* Start *

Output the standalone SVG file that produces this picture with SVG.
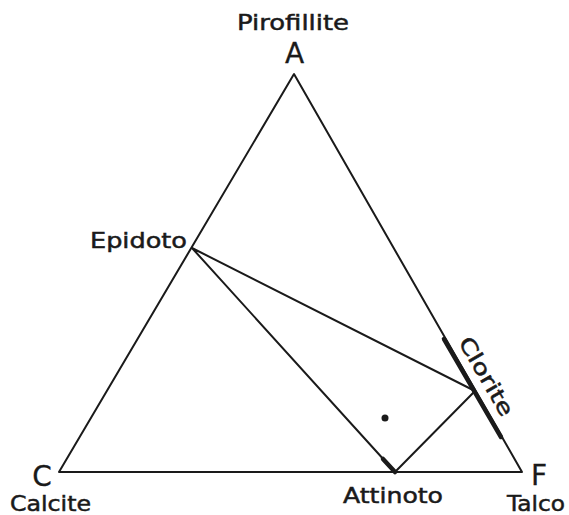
<svg xmlns="http://www.w3.org/2000/svg" width="569" height="515" viewBox="0 0 569 515">
<style>
.t{font-family:"DejaVu Sans","Liberation Sans",sans-serif;fill:#1a1a1a;font-size:21px;stroke:#1a1a1a;stroke-width:0.5}
.b{font-family:"DejaVu Sans","Liberation Sans",sans-serif;fill:#1a1a1a;font-size:28px;text-anchor:middle;stroke:#1a1a1a;stroke-width:0.3}
.l{stroke:#1a1a1a;stroke-width:2;fill:none;stroke-linecap:round;stroke-linejoin:round}
.k{stroke:#1a1a1a;stroke-width:4.5;fill:none;stroke-linecap:round}
</style>
<rect width="569" height="515" fill="#fff"/>
<g id="connectors">
<polygon class="l" points="294,74 59,472 522,472"/>
<polyline class="l" points="192,248 475,391 395,472 192,248"/>
<line class="k" x1="444" y1="339" x2="501" y2="437"/>
<line class="k" x1="383" y1="459" x2="395" y2="472"/>
</g>
<g id="node-A"><text class="t" x="237" y="30" textLength="112" lengthAdjust="spacingAndGlyphs">Pirofillite</text><text class="b" x="294.5" y="63">A</text></g>
<g id="node-C"><text class="b" x="42" y="486">C</text><text class="t" x="10" y="511" font-size="20" textLength="81" lengthAdjust="spacingAndGlyphs">Calcite</text></g>
<g id="node-F"><text class="b" x="539" y="485">F</text><text class="t" x="507" y="511" font-size="20" textLength="58" lengthAdjust="spacingAndGlyphs">Talco</text></g>
<g id="node-epidoto"><text class="t" x="90" y="248" font-size="22" textLength="97" lengthAdjust="spacingAndGlyphs">Epidoto</text></g>
<g id="node-attinoto"><text class="t" x="343" y="503" font-size="22" textLength="100" lengthAdjust="spacingAndGlyphs">Attinoto</text></g>
<g id="node-clorite"><text class="t" transform="translate(480,380) rotate(60)" x="-44" y="0" textLength="88" lengthAdjust="spacingAndGlyphs">Clorite</text></g>
<g id="node-dot"><circle cx="385" cy="418" r="3.5" fill="#1a1a1a"/></g>
</svg>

* End *

Set the data above down again exactly as given, with no pictures.

• _Response to this exercise_
Output the standalone SVG file that produces this picture with SVG.
<svg xmlns="http://www.w3.org/2000/svg" width="569" height="515" viewBox="0 0 569 515">
<style>
.t{font-family:"DejaVu Sans","Liberation Sans",sans-serif;fill:#1a1a1a;font-size:21px;stroke:#1a1a1a;stroke-width:0.5}
.b{font-family:"DejaVu Sans","Liberation Sans",sans-serif;fill:#1a1a1a;font-size:28px;text-anchor:middle;stroke:#1a1a1a;stroke-width:0.3}
.l{stroke:#1a1a1a;stroke-width:2;fill:none;stroke-linecap:round;stroke-linejoin:round}
.k{stroke:#1a1a1a;stroke-width:4.5;fill:none;stroke-linecap:round}
</style>
<rect width="569" height="515" fill="#fff"/>
<g id="connectors">
<polygon class="l" points="294,74 59,472 522,472"/>
<polyline class="l" points="192,248 475,391 395,472 192,248"/>
<line class="k" x1="444" y1="339" x2="501" y2="437"/>
<line class="k" x1="383" y1="459" x2="395" y2="472"/>
</g>
<g id="node-A"><text class="t" x="237" y="30" textLength="112" lengthAdjust="spacingAndGlyphs">Pirofillite</text><text class="b" x="294.5" y="63">A</text></g>
<g id="node-C"><text class="b" x="42" y="486">C</text><text class="t" x="10" y="511" font-size="20" textLength="81" lengthAdjust="spacingAndGlyphs">Calcite</text></g>
<g id="node-F"><text class="b" x="539" y="485">F</text><text class="t" x="507" y="511" font-size="20" textLength="58" lengthAdjust="spacingAndGlyphs">Talco</text></g>
<g id="node-epidoto"><text class="t" x="90" y="248" font-size="22" textLength="97" lengthAdjust="spacingAndGlyphs">Epidoto</text></g>
<g id="node-attinoto"><text class="t" x="343" y="503" font-size="22" textLength="100" lengthAdjust="spacingAndGlyphs">Attinoto</text></g>
<g id="node-clorite"><text class="t" transform="translate(480,380) rotate(60)" x="-44" y="0" textLength="88" lengthAdjust="spacingAndGlyphs">Clorite</text></g>
<g id="node-dot"><circle cx="385" cy="418" r="3.5" fill="#1a1a1a"/></g>
</svg>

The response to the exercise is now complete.